Jump ahead to the present, where we see a world which has been ravaged by a flu epidemic. A "Brother" named Edgar (Leo Gregory) has gone rogue and begun to kill humans, something which is extremely forbidden in The Brotherhood. Edgar's brother Silus (Dougray Scott), a church leader, resolves to capture and stop his brother. Police detective Lilly (Saffron Burrows) becomes involved in the case and she and Silus work together to stop Edgar. But, Edgar's murderous ways are only the beginning of a scandal which will rock The Brotherhood.
There's a lot happening in Perfect Creature and that can make it difficult for the viewer to focus. First of all, there's the look of the film. Again, the movie takes place in an alternate version of our world, and aside from the fact that The Brotherhood began 300 years ago, we are never told what year it is. This is one of those films which intentionally mixes elements of many time periods, making it impossible to nail-down exactly when the action is occurring. The city appears to be London, and some of the street scenes look like a 19th century Dickensian portrayal of the city. There are dirigibles circling the skies, and they are constantly tracked by searchlights. There are 1930's era cars, but there are also people riding horses. The police have radios, but they are primitive looking. The Brotherhood wear robes and have a somewhat futuristic look, but we see that their technology is primitive by our standards. The movie packs in so many different elements that it honestly becomes distracting at times. Instead of focusing on the story, I was trying to figure out when everything was happening.
Which brings me to my next point -- Perfect Creature isn't the first film to have this kind of style and I also found myself cataloging the movies of which I was reminded while watching this one. Movies like The Matrix, Sky Captain and the World of Tomorrow, Equilibrium, V for Vendetta, and Dark City kept coming to mind. It would probably be unfair to call Perfect Creature unoriginal, but I'm sure that I won't be the only one who recalls those other films while watching it.

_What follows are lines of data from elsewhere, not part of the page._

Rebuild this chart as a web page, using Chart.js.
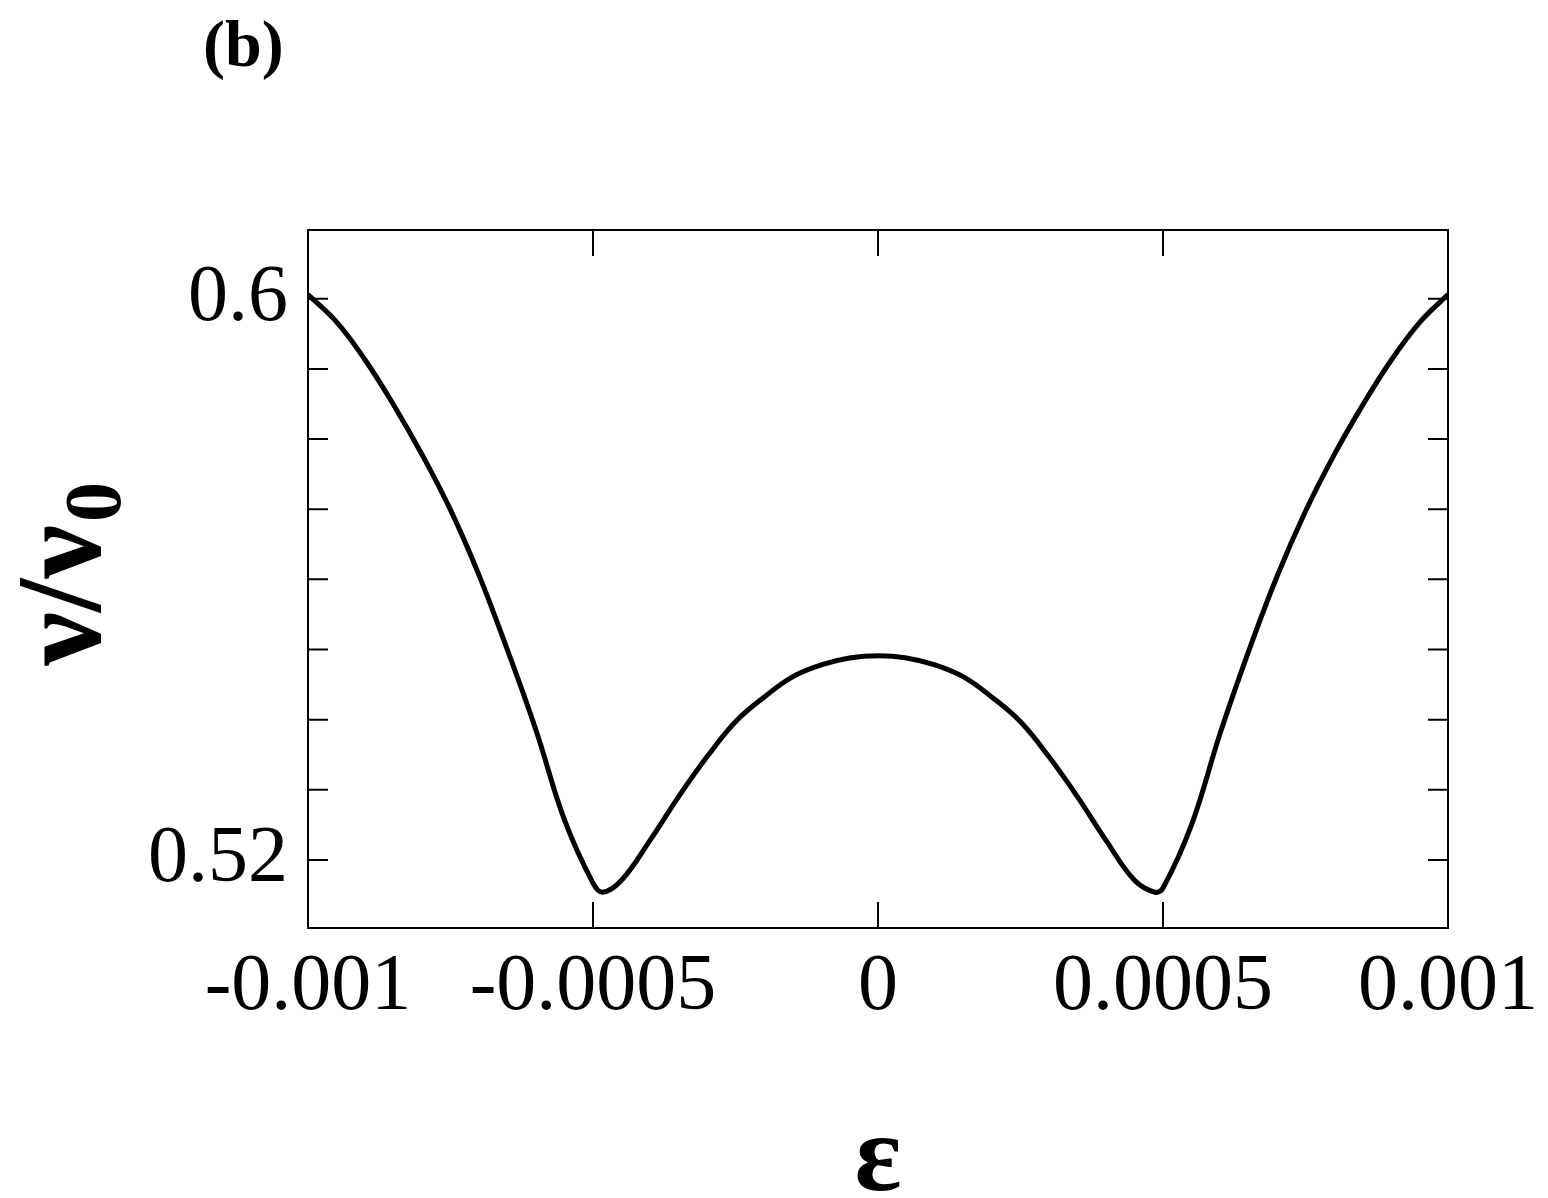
<!DOCTYPE html>
<html><head><meta charset="utf-8">
<script src="https://cdn.jsdelivr.net/npm/chart.js@4"></script>
<style>html,body{margin:0;padding:0;background:#fff}#w{width:1548px;height:1198px}</style>
</head><body><div id="w"><canvas id="c"></canvas></div>
<script>
const epsX = [-1,-0.95,-0.9,-0.85,-0.8,-0.75,-0.7,-0.65,-0.6,-0.55,-0.5,-0.483,-0.45,-0.4,-0.35,-0.3,-0.25,-0.2,-0.15,-0.1,-0.05,0,
0.05,0.1,0.15,0.2,0.25,0.3,0.35,0.4,0.45,0.486,0.5,0.55,0.6,0.65,0.7,0.75,0.8,0.85,0.9,0.95,1].map(v=>v*1e-3);
const nuY = [0.6006,0.5967,0.5913,0.5849,0.5778,0.5699,0.5606,0.5499,0.5385,0.5257,0.5167,0.5154,0.5171,0.5228,0.5290,0.5347,0.5397,0.5432,0.5461,0.5478,0.5488,0.5491,
0.5488,0.5478,0.5461,0.5432,0.5397,0.5347,0.5290,0.5228,0.5171,0.5154,0.5160,0.5250,0.5380,0.5497,0.5604,0.5697,0.5777,0.5848,0.5912,0.5966,0.6006];
const xTicks = [-0.001,-0.0005,0,0.0005,0.001];
const xTickLabels = ["-0.001","-0.0005","0","0.0005","0.001"];
const yTicks = [0.52,0.53,0.54,0.55,0.56,0.57,0.58,0.59,0.6];
const yTickLabels = {"0.52":"0.52","0.60":"0.6"};
const font = "Liberation Serif";
const deco = {id:'deco',afterDraw(ch){
  const {ctx,chartArea:a,scales:{x,y}}=ch;
  ctx.save();ctx.strokeStyle='#000';ctx.lineWidth=2;
  ctx.strokeRect(a.left,a.top,a.right-a.left,a.bottom-a.top);
  ctx.beginPath();
  xTicks.forEach(v=>{const p=x.getPixelForValue(v);ctx.moveTo(p,a.top);ctx.lineTo(p,a.top+26);ctx.moveTo(p,a.bottom);ctx.lineTo(p,a.bottom-26);});
  yTicks.forEach(v=>{const p=y.getPixelForValue(v);ctx.moveTo(a.left,p);ctx.lineTo(a.left+20,p);ctx.moveTo(a.right,p);ctx.lineTo(a.right-20,p);});
  ctx.stroke();
  ctx.fillStyle='#000';
  ctx.font='bold 66px '+font;ctx.textAlign='left';ctx.textBaseline='alphabetic';
  ctx.fillText('(b)',203,66);
  ctx.font='bold 110px '+font;ctx.textAlign='center';
  ctx.fillText('ε',878,1190);
  ctx.translate(100,580);ctx.rotate(-Math.PI/2);
  ctx.font='bold 120px '+font;ctx.textAlign='right';
  ctx.fillText('ν/ν',55,0);
  ctx.font='bold 80px '+font;ctx.textAlign='left';
  ctx.fillText('0',58,20);
  ctx.restore();
}};
new Chart(document.getElementById('c'),{
  type:'scatter',
  data:{datasets:[{data:epsX.map((v,i)=>({x:v,y:nuY[i]})),showLine:true,tension:0.4,borderColor:'#000',borderWidth:5,pointRadius:0}]},
  options:{responsive:true,maintainAspectRatio:false,animation:false,
    layout:{padding:{top:230,right:100,left:0,bottom:0}},
    plugins:{legend:{display:false},tooltip:{enabled:false}},
    scales:{
      x:{type:'linear',min:-0.001,max:0.001,grid:{display:false},border:{display:false},
        afterBuildTicks(s){s.ticks=xTicks.map(v=>({value:v}));},
        afterFit(s){s.height=270;},
        ticks:{color:'#000',padding:4,font:{family:font,size:80},maxRotation:0,autoSkip:false,
          callback:(v)=>{const i=xTicks.findIndex(t=>Math.abs(t-v)<1e-9);return i>=0?xTickLabels[i]:'';}}},
      y:{type:'linear',min:0.5103,max:0.6098,grid:{display:false},border:{display:false},
        afterBuildTicks(s){s.ticks=yTicks.map(v=>({value:v}));},
        afterFit(s){s.width=308;},
        ticks:{color:'#000',padding:12,font:{family:font,size:80},autoSkip:false,
          callback:(v)=>yTickLabels[v.toFixed(2)]||''}}
    }},
  plugins:[deco]
});
</script></body></html>
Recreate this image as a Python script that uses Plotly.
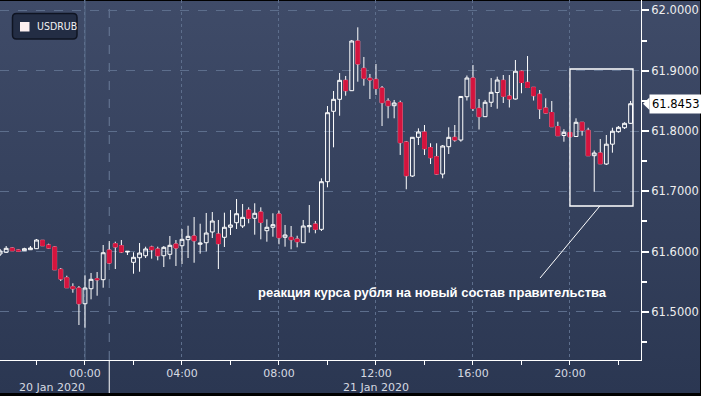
import base64
import pandas as pd
import plotly.graph_objects as go

# ---------------- data (USDRUB, 15-minute candles) ----------------
times = pd.date_range("2020-01-20 20:30", periods=105, freq="15min")

open_ = [61.5961, 61.5989, 61.6060, 61.6027, 61.6015, 61.6032, 61.6049, 61.6188, 61.6110, 61.6077,
         61.5707, 61.5568, 61.5418, 61.5397, 61.5136, 61.5385, 61.5551, 61.5535, 61.6027, 61.6132,
         61.6098, 61.5994, 61.5823, 61.5899, 61.5932, 61.6077, 61.6044, 61.5932, 61.5956, 61.6127,
         61.6098, 61.6198, 61.6259, 61.6122, 61.6148, 61.6326, 61.6292, 61.6238, 61.6404, 61.6480,
         61.6425, 61.6690, 61.6553, 61.6657, 61.6347, 61.6404, 61.6624, 61.6238, 61.6238, 61.6209,
         61.6148, 61.6413, 61.6458, 61.6370, 61.7160, 61.8327, 61.8526, 61.8841, 61.8669, 61.9493,
         61.9040, 61.8875, 61.8858, 61.8714, 61.8498, 61.8420, 61.8470, 61.7818, 61.7254, 61.7896,
         61.7984, 61.7724, 61.7574, 61.7287, 61.7740, 61.7896, 61.7851, 61.8569, 61.8879, 61.8377,
         61.8238, 61.8477, 61.8639, 61.8841, 61.8581, 61.8531, 61.8992, 61.8808, 61.8725, 61.8611,
         61.8382, 61.8307, 61.8075, 61.7926, 61.7976, 61.7909, 61.8145, 61.8012, 61.7591, 61.7636,
         61.7453, 61.7782, 61.7989, 61.8055, 61.8128]

high = [61.6044, 61.6093, 61.6069, 61.6035, 61.6065, 61.6093, 61.6209, 61.6193, 61.6132, 61.6085,
        61.5729, 61.5601, 61.5475, 61.5430, 61.5607, 61.5646, 61.5662, 61.6110, 61.6176, 61.6165,
        61.6193, 61.6005, 61.5989, 61.6143, 61.6082, 61.6098, 61.6082, 61.6093, 61.6259, 61.6193,
        61.6375, 61.6430, 61.6574, 61.6463, 61.6641, 61.6657, 61.6525, 61.6646, 61.6690, 61.6873,
        61.6790, 61.6735, 61.6802, 61.6735, 61.6536, 61.6636, 61.6679, 61.6442, 61.6425, 61.6264,
        61.6525, 61.6773, 61.6508, 61.7216, 61.8415, 61.8664, 61.8962, 61.8913, 61.9510, 61.9720,
        61.9228, 61.8946, 61.9112, 61.8747, 61.8543, 61.8515, 61.8503, 61.7835, 61.7901, 61.8045,
        61.8100, 61.7797, 61.7797, 61.7768, 61.8062, 61.8100, 61.8581, 61.8921, 61.9095, 61.8531,
        61.8515, 61.8879, 61.8901, 61.8929, 61.8929, 61.9178, 61.9004, 61.9244, 61.8730, 61.8680,
        61.8543, 61.8498, 61.8155, 61.8030, 61.7984, 61.8211, 61.8150, 61.8054, 61.7677, 61.7868,
        61.7934, 61.8055, 61.8083, 61.8146, 61.8498]

low = [61.5928, 61.5977, 61.6010, 61.6002, 61.6010, 61.6027, 61.6044, 61.6093, 61.6052, 61.5695,
       61.5513, 61.5397, 61.5319, 61.4783, 61.4738, 61.5209, 61.5269, 61.5402, 61.5795, 61.5712,
       61.5977, 61.5944, 61.5634, 61.5667, 61.5894, 61.5883, 61.5856, 61.5745, 61.5873, 61.5762,
       61.5795, 61.5894, 61.5816, 61.5966, 61.6005, 61.6226, 61.5712, 61.6077, 61.6276, 61.6375,
       61.6392, 61.6470, 61.6281, 61.6204, 61.6165, 61.6248, 61.6122, 61.6082, 61.6039, 61.6072,
       61.6143, 61.6314, 61.6304, 61.6342, 61.7067, 61.7730, 61.8254, 61.8586, 61.8664, 61.8818,
       61.8752, 61.8531, 61.8598, 61.8083, 61.8211, 61.8211, 61.7603, 61.7034, 61.7238, 61.7768,
       61.7603, 61.7453, 61.7279, 61.7216, 61.7619, 61.7823, 61.7823, 61.8506, 61.8332, 61.8025,
       61.8233, 61.8399, 61.8370, 61.8465, 61.8390, 61.8523, 61.8626, 61.8714, 61.8506, 61.8200,
       61.8291, 61.8067, 61.7918, 61.7823, 61.7901, 61.7901, 61.7923, 61.7586, 61.6994, 61.7453,
       61.7437, 61.7641, 61.7972, 61.8034, 61.8117]

close = [61.6010, 61.6055, 61.6015, 61.6010, 61.6049, 61.6060, 61.6193, 61.6098, 61.6060, 61.5700,
         61.5546, 61.5402, 61.5385, 61.5136, 61.5397, 61.5541, 61.5535, 61.5982, 61.5811, 61.6077,
         61.5994, 61.6005, 61.5906, 61.5977, 61.6044, 61.6032, 61.5932, 61.6072, 61.6105, 61.6060,
         61.6204, 61.6254, 61.6181, 61.6143, 61.6309, 61.6508, 61.6132, 61.6404, 61.6442, 61.6629,
         61.6569, 61.6553, 61.6636, 61.6486, 61.6404, 61.6447, 61.6231, 61.6276, 61.6198, 61.6165,
         61.6425, 61.6430, 61.6370, 61.7160, 61.8304, 61.8526, 61.8841, 61.8669, 61.9493, 61.9112,
         61.8875, 61.8846, 61.8705, 61.8470, 61.8420, 61.8465, 61.7807, 61.7259, 61.7896, 61.7984,
         61.7707, 61.7558, 61.7287, 61.7752, 61.7896, 61.7851, 61.8573, 61.8879, 61.8374, 61.8238,
         61.8477, 61.8642, 61.8846, 61.8576, 61.8531, 61.8992, 61.8805, 61.8722, 61.8586, 61.8365,
         61.8299, 61.8072, 61.7923, 61.7979, 61.7906, 61.8145, 61.8012, 61.7591, 61.7636, 61.7458,
         61.7782, 61.7997, 61.8062, 61.8128, 61.8453]

series_name = "USDRUB"
last_price = close[-1]

x_major_ticks = ["2020-01-21 00:00", "2020-01-21 04:00", "2020-01-21 08:00",
                 "2020-01-21 12:00", "2020-01-21 16:00", "2020-01-21 20:00"]
x_major_labels = ["00:00", "04:00", "08:00", "12:00", "16:00", "20:00"]
x_minor_ticks = ["2020-01-20 22:00", "2020-01-21 02:00", "2020-01-21 06:00",
                 "2020-01-21 10:00", "2020-01-21 14:00", "2020-01-21 18:00",
                 "2020-01-21 22:00"]
date_labels = ["20 Jan 2020", "21 Jan 2020"]
date_label_pos = ["2020-01-20 22:38", "2020-01-21 12:00"]
day_break = "2020-01-21 01:00"
midnight = "2020-01-21 00:00"

note_text = "реакция курса рубля на новый состав правительства"

# ---------------- styling ----------------
W, H = 701, 396
ML, MR, MT, MB = 0, 60, 0, 36
PW, PH = W - ML - MR, H - MT - MB
RED = "#d4143e"
GRID = "#5d6e8c"
FONT = "DejaVu Sans"


def fx(px):
    return (px - ML) / PW


def fy(py):
    return 1 - (py - MT) / PH


# gradient background (svg data URI)
svg = ("<svg xmlns='http://www.w3.org/2000/svg' width='700' height='392' preserveAspectRatio='none'>"
       "<defs><linearGradient id='g' x1='0' y1='0' x2='0' y2='1'>"
       "<stop offset='0' stop-color='#3f4b68'/><stop offset='1' stop-color='#2b3752'/>"
       "</linearGradient></defs><rect width='700' height='392' fill='url(#g)'/></svg>")
bg_uri = "data:image/svg+xml;base64," + base64.b64encode(svg.encode()).decode()

fig = go.Figure()

# all candles: white wicks / outlines, hollow up-candles
fig.add_trace(go.Candlestick(
    x=times, open=open_, high=high, low=low, close=close,
    increasing=dict(line=dict(color="#ffffff", width=1), fillcolor="rgba(0,0,0,0)"),
    decreasing=dict(line=dict(color="#ffffff", width=1), fillcolor=RED),
    whiskerwidth=0, name=series_name, showlegend=False, hoverinfo="skip",
))

# red bodies on top of the down candles (body only)
body_hi = [max(o, c) if c < o else None for o, c in zip(open_, close)]
body_lo = [min(o, c) if c < o else None for o, c in zip(open_, close)]
dn_open = [o if c < o else None for o, c in zip(open_, close)]
dn_close = [c if c < o else None for o, c in zip(open_, close)]
fig.add_trace(go.Candlestick(
    x=times, open=dn_open, high=body_hi, low=body_lo, close=dn_close,
    increasing=dict(line=dict(color=RED, width=1), fillcolor=RED),
    decreasing=dict(line=dict(color=RED, width=1), fillcolor=RED),
    whiskerwidth=0, showlegend=False, hoverinfo="skip",
))

shapes = []
# midnight solid line and day-break dashed separator
shapes.append(dict(type="line", xref="x", yref="paper", x0=midnight, x1=midnight, y0=0, y1=1,
                   line=dict(color="#5a6d8b", width=1), layer="between"))
shapes.append(dict(type="line", xref="x", yref="paper", x0=day_break, x1=day_break, y0=0, y1=1,
                   line=dict(color="#6a7c99", width=1, dash="dash"), layer="between"))
shapes.append(dict(type="line", xref="x", yref="paper", x0=day_break, x1=day_break,
                   y0=fy(393), y1=0, line=dict(color="#ffffff", width=1), layer="above"))

# annotation rectangle and pointer line
shapes.append(dict(type="rect", xref="x", yref="y", x0="2020-01-21 20:00", x1="2020-01-21 22:36",
                   y0=61.6757, y1=61.9029, line=dict(color="#ffffff", width=1.3),
                   fillcolor="rgba(0,0,0,0)"))
shapes.append(dict(type="line", xref="x", yref="y", x0="2020-01-21 18:46", y0=61.5563,
                   x1="2020-01-21 21:14", y1=61.6757, line=dict(color="#ffffff", width=1)))


def rounded(x0, y0, x1, y1, r):
    return (f"M {fx(x0 + r)},{fy(y0)} L {fx(x1 - r)},{fy(y0)} Q {fx(x1)},{fy(y0)} {fx(x1)},{fy(y0 + r)} "
            f"L {fx(x1)},{fy(y1 - r)} Q {fx(x1)},{fy(y1)} {fx(x1 - r)},{fy(y1)} "
            f"L {fx(x0 + r)},{fy(y1)} Q {fx(x0)},{fy(y1)} {fx(x0)},{fy(y1 - r)} "
            f"L {fx(x0)},{fy(y0 + r)} Q {fx(x0)},{fy(y0)} {fx(x0 + r)},{fy(y0)} Z")


# legend box (rounded)
shapes.append(dict(type="path", xref="paper", yref="paper", path=rounded(12.5, 13.5, 77, 39, 4),
                   fillcolor="#232d44", line=dict(color="#0f1422", width=1.5), layer="above"))
shapes.append(dict(type="rect", xref="paper", yref="paper", x0=fx(20), x1=fx(29.5), y0=fy(31.5), y1=fy(22),
                   fillcolor="#fdf0f0", line=dict(width=0), layer="above"))

# last-price tag pointer
shapes.append(dict(type="path", xref="paper", yref="y",
                   path=f"M {fx(643)},{last_price} L {fx(649.5)},{last_price + 0.0105} "
                        f"L {fx(649.5)},{last_price - 0.0105} Z",
                   fillcolor="#ffffff", line=dict(width=0), layer="above"))

annotations = [
    dict(text=series_name, xref="paper", yref="paper", x=fx(34.5), y=fy(26.5), xanchor="left",
         yanchor="middle", showarrow=False,
         font=dict(family="Liberation Sans Narrow, DejaVu Sans Condensed, Liberation Sans", size=10.5,
                   color="#f2f2f2")),
    dict(text=note_text, xref="x", yref="y", x="2020-01-21 14:20", y=61.5330, showarrow=False,
         xanchor="center", yanchor="middle",
         font=dict(family="Liberation Sans", size=13, color="#ffffff", weight="bold")),
    dict(text=f"{last_price:.4f}", xref="paper", yref="y", x=fx(649), y=last_price, xanchor="left",
         yanchor="middle", showarrow=False, bgcolor="#ffffff", borderpad=2,
         font=dict(family=FONT, size=11.5, color="#000000")),
]
for lbl, pos in zip(date_labels, date_label_pos):
    annotations.append(dict(text=lbl, xref="x", yref="paper", x=pos, y=fy(387.5), xanchor="center",
                            yanchor="middle", showarrow=False,
                            font=dict(family=FONT, size=11, color="#d6dae2")))

fig.update_layout(
    width=W, height=H,
    margin=dict(l=ML, r=MR, t=MT, b=MB, pad=0, autoexpand=False),
    paper_bgcolor="#000000", plot_bgcolor="rgba(0,0,0,0)",
    showlegend=False,
    boxgap=0.1,
    images=[dict(source=bg_uri, xref="paper", yref="paper", x=0, y=fy(1), sizex=700 / PW,
                 sizey=392 / PH, sizing="stretch", xanchor="left", yanchor="top", layer="below")],
    shapes=shapes,
    annotations=annotations,
    xaxis=dict(
        type="date", range=["2020-01-20 20:29:42", "2020-01-21 22:55:45"],
        rangeslider=dict(visible=False),
        tickmode="array", tickvals=x_major_ticks, ticktext=x_major_labels,
        ticks="outside", ticklen=4, tickcolor="#ffffff", tickwidth=1,
        ticklabelstandoff=-1,
        showline=True, linecolor="#ffffff", linewidth=1,
        showgrid=True, gridcolor=GRID, griddash="dot", gridwidth=1,
        minor=dict(tickmode="array", tickvals=x_minor_ticks, ticks="outside", ticklen=4,
                   tickcolor="#ffffff", showgrid=False),
        tickfont=dict(family=FONT, size=11, color="#d6dae2"),
        zeroline=False, fixedrange=True,
    ),
    yaxis=dict(
        side="right", range=[61.4203, 62.0173],
        tickmode="linear", tick0=61.5, dtick=0.1, tickformat=".4f",
        ticks="outside", ticklen=7, tickcolor="#ffffff", tickwidth=1.5,
        showline=True, linecolor="#ffffff", linewidth=1,
        showgrid=True, gridcolor=GRID, griddash="dash", gridwidth=1,
        minor=dict(dtick=0.05, ticks="outside", ticklen=5, tickcolor="#ffffff", showgrid=False),
        tickfont=dict(family=FONT, size=11.5, color="#eeeeee"),
        zeroline=False, fixedrange=True,
    ),
)

fig.write_html("out.html", config={"displayModeBar": False},
               post_script="document.body.style.margin='0';document.body.style.overflow='hidden';")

And in addition to the list above, the movie which I thought of the most was Ultraviolet, and if you've seen that awful movie, then you understand how I was cringing at that thought. But, like Ultraviolet, Perfect Creature has such a massively out of control story that the comparison is very just. In short, Perfect Creature felt like a sequel to me, or even more so, a group of novels that someone was trying to squeeze into one film. But, the story is a wholly original creation of writer/director Glenn Standring, who has simply shoved too much into the movie. The film immediately starts with the story of The Brotherhood, but doesn't give much detail. And then we are told that there has been a terrible flu epidemic, but we aren't given much detail. It is then revealed that The Brotherhood are essentially the church, but we are never told how this transpired. Standring wants us to focus on the story of Lilly, Silus, and Edgar while never describing the world in which they inhabit. And I'm more than certain that the subplot of the vampires being priests -- wherein they give their own blood to the congregation -- is a big statement about religion, but it all gets lost in the muddled storyline.
So, we have an inscrutable film which looks and feels like other movies. Can it get worse? Yes, the movie's biggest flaw is that it's boring. Dougray Scott goes overboard on making Silus stoic and thus the main character is a snooze. And Standring is working so hard to juggle all of the visuals and backstories that the pacing is ignored. There are one or two interesting ideas in Perfect Creature, but they are fighting for attention in this crowded film which is far from perfect.
Perfect Creature vamps its way onto DVD courtesy of 20th Century Fox Home Entertainment. The film has been letterboxed at 2.35:1 and the transfer is enhanced for 16 x 9 TVs. The image looks good, as it is free from distracting grain and there are no defects from the source material. A lot of work has gone into manipulating the colors in the film, so some scenes look more washed out than others. Overall, the look is crisp and the image is never overly dark. I noted some video noise in some of the effects shots, but otherwise, this was a standard transfer. The DVD has a Dolby Digital 5.1 audio track which provides clear dialogue and sound effects. The movie has a very nice sound design and we are treated to a variety of stereo, surround, and subwoofer effects. The result is an interesting audio mix which gives the movie a much-needed boost.
The Perfect Creature DVD has only two extras. "The Making of Perfect Creature" (12 minutes) has interviews with the director, the cast, and the producers. Here, we learn a little about the script, and much more about the casting, the characters and the overall look of the film. "Designing the Perfect Creature" (9 minutes) features production designer Phil Ivey and costumer Kirsty Cameron discussing their contributions in the visual aesthetics of the film. The press material for the Perfect Creature DVD promised an audio commentary and deleted scenes, but those weren't to be found on my preview copy.